Since the first students enrolled in our School in 1877, Toowoomba Grammar School has always been a school for boys. The School is one of nearly 200 all-boys’ schools which are members of an association known as the International Boys Schools’ Coalition.
This organisation involves boys’ schools from around the world (USA, Canada, England, Australia, New Zealand, South Africa, Japan and China). As a school we remain committed to single-sex education. We acknowledge that boys are different from girls – biologically, developmentally and psychologically. The educational philosophy behind single-sex schooling reflects the differential rates of maturity exhibited between boys and girls, the different learning styles typically displayed by boys and girls, the effect of the presence of girls on boys’ academic self-esteem and the tendency for boys to revert to a perceived stereotypical form of masculinity when in the company of girls in the classroom. We acknowledge that boys are generally more impulsive than girls; they can sit still but prefer not to for too long unless engaged and challenged. Our teaching styles are “boy friendly”, our curriculum is relevant to the boys and we harness their natural competitiveness, inquisitiveness and humour.
Due to the absence of girls in the classrooms, we witness boys expressing themselves more freely and taking more positive academic “risks” without worrying about what girls would think of them or how their academic contribution would be judged. In the past I have witnessed in a co-educational setting many boys who have been somewhat intimidated by the presence of girls in the classroom. Girls are generally more focused in their studies and also possess a maturity which perhaps exceeds that of boys by some sixteen months, as aptly demonstrated by their superior linguistic skills at the same age. If forced to face this competition in a co-educational environment, some boys take the easier option and disengage from academic pursuits.

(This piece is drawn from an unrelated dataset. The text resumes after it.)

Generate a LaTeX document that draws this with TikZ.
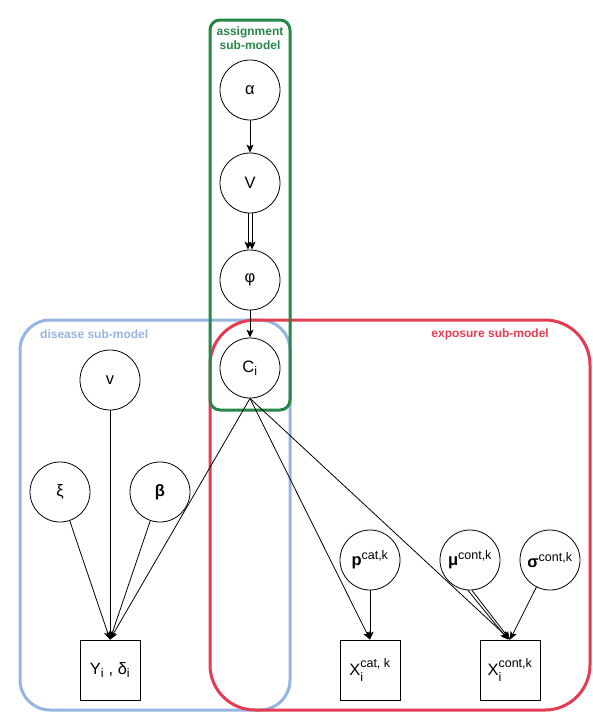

As Headmaster, I enjoy conducting public presentations in Toowoomba and elsewhere on the topic of boys’ education. Despite our acknowledgement of the clear benefits of educating boys in an all-boys’ setting, we also identify the importance of the boys having social interaction with girls from the neighbouring girls’ schools. These opportunities include social dancing, barbecues, socials, ten pin bowling, bush dances, pool parties, indoor rock climbing, semi-formal dinners and combined orchestras, cadets and school musicals with our sister schools in Toowoomba.
As we are a specialist boys’ school, the teaching staff are encouraged to study and practise the research relating specifically to educating boys. Such research comes from the work of academics from a number of Australian universities, such as The University of Newcastle (The Boys in Schools Programme at the Family Action Centre), The University of Melbourne and work published under the auspices of the International Boys Schools’ Coalition.
The teachers of Toowoomba Grammar School have made a conscious decision to teach boys in an all-boys’ setting and the superior academic results and impressive personal development of the boys are vividly evident.